*RAW DATA*:
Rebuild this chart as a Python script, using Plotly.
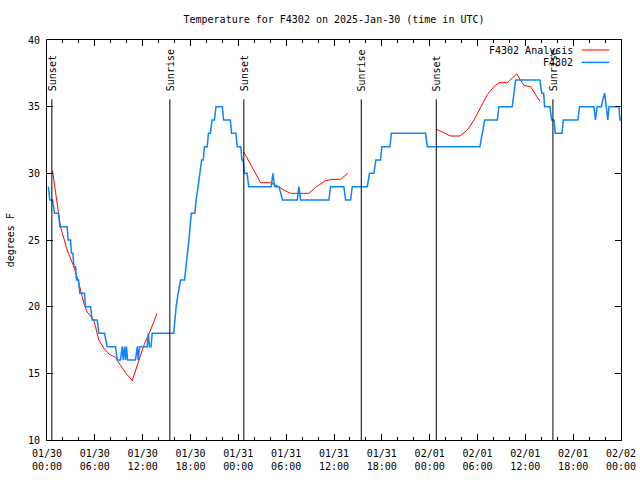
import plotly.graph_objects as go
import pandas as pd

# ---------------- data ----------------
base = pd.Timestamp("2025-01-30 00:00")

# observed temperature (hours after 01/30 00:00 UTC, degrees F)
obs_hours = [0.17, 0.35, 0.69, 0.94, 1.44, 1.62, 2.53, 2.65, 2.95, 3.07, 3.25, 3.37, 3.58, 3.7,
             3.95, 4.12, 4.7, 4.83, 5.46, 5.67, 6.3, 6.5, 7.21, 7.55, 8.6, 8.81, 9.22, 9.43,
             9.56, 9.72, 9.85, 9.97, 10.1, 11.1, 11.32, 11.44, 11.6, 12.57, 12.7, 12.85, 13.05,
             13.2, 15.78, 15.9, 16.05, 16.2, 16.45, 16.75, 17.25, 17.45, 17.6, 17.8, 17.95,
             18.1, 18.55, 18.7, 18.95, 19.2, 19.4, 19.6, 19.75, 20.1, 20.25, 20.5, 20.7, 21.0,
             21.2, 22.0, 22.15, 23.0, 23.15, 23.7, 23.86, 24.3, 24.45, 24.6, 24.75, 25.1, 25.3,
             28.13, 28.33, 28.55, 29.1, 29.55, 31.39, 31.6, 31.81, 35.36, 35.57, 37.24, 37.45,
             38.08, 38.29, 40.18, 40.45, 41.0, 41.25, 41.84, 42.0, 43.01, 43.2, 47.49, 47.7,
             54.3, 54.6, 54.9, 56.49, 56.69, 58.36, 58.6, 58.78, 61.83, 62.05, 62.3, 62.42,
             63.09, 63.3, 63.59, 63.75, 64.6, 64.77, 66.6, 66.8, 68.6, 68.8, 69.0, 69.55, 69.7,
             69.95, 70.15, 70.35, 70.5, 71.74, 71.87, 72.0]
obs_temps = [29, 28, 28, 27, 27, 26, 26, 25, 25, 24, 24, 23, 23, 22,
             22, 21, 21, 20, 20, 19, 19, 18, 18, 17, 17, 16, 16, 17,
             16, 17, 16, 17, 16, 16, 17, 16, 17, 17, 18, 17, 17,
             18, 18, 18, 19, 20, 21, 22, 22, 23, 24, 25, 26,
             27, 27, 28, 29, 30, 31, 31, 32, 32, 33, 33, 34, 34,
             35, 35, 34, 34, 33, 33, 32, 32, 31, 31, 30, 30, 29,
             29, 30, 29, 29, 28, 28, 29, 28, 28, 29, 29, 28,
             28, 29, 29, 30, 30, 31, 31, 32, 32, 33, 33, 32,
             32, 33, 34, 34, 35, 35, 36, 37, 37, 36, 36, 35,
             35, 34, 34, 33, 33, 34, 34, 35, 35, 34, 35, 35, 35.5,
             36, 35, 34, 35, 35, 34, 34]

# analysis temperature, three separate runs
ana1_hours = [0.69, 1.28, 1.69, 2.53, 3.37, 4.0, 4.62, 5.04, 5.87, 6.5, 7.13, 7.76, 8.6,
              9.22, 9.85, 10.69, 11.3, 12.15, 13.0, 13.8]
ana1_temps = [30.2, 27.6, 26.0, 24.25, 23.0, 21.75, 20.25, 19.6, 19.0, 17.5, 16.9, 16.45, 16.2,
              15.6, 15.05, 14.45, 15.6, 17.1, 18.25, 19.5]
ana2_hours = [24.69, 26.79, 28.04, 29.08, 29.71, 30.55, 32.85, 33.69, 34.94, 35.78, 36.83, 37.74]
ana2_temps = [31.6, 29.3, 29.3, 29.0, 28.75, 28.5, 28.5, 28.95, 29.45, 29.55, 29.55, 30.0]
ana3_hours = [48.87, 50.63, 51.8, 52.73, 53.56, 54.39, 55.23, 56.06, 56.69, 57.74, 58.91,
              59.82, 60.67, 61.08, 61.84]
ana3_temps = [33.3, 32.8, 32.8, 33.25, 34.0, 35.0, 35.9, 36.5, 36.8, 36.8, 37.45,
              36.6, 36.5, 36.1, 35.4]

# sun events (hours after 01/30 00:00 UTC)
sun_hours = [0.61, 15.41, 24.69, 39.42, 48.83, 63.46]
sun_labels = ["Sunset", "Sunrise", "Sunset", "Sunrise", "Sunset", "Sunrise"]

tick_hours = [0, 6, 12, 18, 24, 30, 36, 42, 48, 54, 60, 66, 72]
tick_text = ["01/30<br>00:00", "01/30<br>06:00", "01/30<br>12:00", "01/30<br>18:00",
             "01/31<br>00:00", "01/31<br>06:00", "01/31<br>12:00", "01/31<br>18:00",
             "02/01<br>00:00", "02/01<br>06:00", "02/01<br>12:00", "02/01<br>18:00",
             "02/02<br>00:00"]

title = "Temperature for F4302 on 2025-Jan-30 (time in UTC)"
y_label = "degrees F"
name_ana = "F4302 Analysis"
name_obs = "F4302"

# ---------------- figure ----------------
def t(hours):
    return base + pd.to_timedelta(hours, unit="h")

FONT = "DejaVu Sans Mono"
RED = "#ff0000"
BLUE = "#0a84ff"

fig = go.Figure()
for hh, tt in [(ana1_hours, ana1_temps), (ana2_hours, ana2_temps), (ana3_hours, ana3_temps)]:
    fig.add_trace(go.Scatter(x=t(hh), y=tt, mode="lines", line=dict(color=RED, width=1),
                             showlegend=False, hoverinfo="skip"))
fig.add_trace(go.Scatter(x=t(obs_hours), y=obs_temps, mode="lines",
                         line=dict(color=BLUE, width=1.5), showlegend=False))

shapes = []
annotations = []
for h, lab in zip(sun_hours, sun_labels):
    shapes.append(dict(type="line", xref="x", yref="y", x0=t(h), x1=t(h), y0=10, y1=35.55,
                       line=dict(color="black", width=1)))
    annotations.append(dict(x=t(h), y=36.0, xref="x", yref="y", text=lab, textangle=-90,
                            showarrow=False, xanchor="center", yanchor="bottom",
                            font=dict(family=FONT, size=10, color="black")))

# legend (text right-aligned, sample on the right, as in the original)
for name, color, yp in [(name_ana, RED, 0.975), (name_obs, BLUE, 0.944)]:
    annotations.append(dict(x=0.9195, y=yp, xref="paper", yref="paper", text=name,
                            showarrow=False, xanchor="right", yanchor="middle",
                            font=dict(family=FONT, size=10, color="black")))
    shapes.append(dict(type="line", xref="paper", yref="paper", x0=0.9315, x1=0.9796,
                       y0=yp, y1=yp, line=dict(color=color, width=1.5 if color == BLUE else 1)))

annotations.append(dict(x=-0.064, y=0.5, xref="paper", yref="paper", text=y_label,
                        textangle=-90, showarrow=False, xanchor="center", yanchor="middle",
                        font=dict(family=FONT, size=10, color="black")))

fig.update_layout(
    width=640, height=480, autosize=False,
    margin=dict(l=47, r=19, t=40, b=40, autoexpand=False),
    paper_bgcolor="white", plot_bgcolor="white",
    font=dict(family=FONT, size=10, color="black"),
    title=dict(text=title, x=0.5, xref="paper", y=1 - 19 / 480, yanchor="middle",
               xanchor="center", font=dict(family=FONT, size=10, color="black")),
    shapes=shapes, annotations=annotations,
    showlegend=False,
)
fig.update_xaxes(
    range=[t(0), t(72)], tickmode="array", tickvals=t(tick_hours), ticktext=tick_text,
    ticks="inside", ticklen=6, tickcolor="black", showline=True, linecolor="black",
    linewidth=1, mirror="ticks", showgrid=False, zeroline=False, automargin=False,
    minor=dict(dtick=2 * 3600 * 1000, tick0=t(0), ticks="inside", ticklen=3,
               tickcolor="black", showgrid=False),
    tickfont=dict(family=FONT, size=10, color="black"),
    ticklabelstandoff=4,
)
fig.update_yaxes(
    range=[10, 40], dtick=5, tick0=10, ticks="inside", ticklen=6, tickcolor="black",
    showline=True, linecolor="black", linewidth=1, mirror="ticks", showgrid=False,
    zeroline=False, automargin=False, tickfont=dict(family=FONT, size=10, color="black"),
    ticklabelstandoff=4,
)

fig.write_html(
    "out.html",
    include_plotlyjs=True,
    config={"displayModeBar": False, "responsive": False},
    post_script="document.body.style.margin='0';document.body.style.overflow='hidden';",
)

*THE TASK*: Each line from the top of the material through the line containing "36, 35, 34, 35, 35, 34, 34]" should be reproduced exactly; please drop any images.

*WRITTEN ANSWER*:
Rebuild this chart as a Python script, using Plotly.
import plotly.graph_objects as go
import pandas as pd

# ---------------- data ----------------
base = pd.Timestamp("2025-01-30 00:00")

# observed temperature (hours after 01/30 00:00 UTC, degrees F)
obs_hours = [0.17, 0.35, 0.69, 0.94, 1.44, 1.62, 2.53, 2.65, 2.95, 3.07, 3.25, 3.37, 3.58, 3.7,
             3.95, 4.12, 4.7, 4.83, 5.46, 5.67, 6.3, 6.5, 7.21, 7.55, 8.6, 8.81, 9.22, 9.43,
             9.56, 9.72, 9.85, 9.97, 10.1, 11.1, 11.32, 11.44, 11.6, 12.57, 12.7, 12.85, 13.05,
             13.2, 15.78, 15.9, 16.05, 16.2, 16.45, 16.75, 17.25, 17.45, 17.6, 17.8, 17.95,
             18.1, 18.55, 18.7, 18.95, 19.2, 19.4, 19.6, 19.75, 20.1, 20.25, 20.5, 20.7, 21.0,
             21.2, 22.0, 22.15, 23.0, 23.15, 23.7, 23.86, 24.3, 24.45, 24.6, 24.75, 25.1, 25.3,
             28.13, 28.33, 28.55, 29.1, 29.55, 31.39, 31.6, 31.81, 35.36, 35.57, 37.24, 37.45,
             38.08, 38.29, 40.18, 40.45, 41.0, 41.25, 41.84, 42.0, 43.01, 43.2, 47.49, 47.7,
             54.3, 54.6, 54.9, 56.49, 56.69, 58.36, 58.6, 58.78, 61.83, 62.05, 62.3, 62.42,
             63.09, 63.3, 63.59, 63.75, 64.6, 64.77, 66.6, 66.8, 68.6, 68.8, 69.0, 69.55, 69.7,
             69.95, 70.15, 70.35, 70.5, 71.74, 71.87, 72.0]
obs_temps = [29, 28, 28, 27, 27, 26, 26, 25, 25, 24, 24, 23, 23, 22,
             22, 21, 21, 20, 20, 19, 19, 18, 18, 17, 17, 16, 16, 17,
             16, 17, 16, 17, 16, 16, 17, 16, 17, 17, 18, 17, 17,
             18, 18, 18, 19, 20, 21, 22, 22, 23, 24, 25, 26,
             27, 27, 28, 29, 30, 31, 31, 32, 32, 33, 33, 34, 34,
             35, 35, 34, 34, 33, 33, 32, 32, 31, 31, 30, 30, 29,
             29, 30, 29, 29, 28, 28, 29, 28, 28, 29, 29, 28,
             28, 29, 29, 30, 30, 31, 31, 32, 32, 33, 33, 32,
             32, 33, 34, 34, 35, 35, 36, 37, 37, 36, 36, 35,
             35, 34, 34, 33, 33, 34, 34, 35, 35, 34, 35, 35, 35.5,
             36, 35, 34, 35, 35, 34, 34]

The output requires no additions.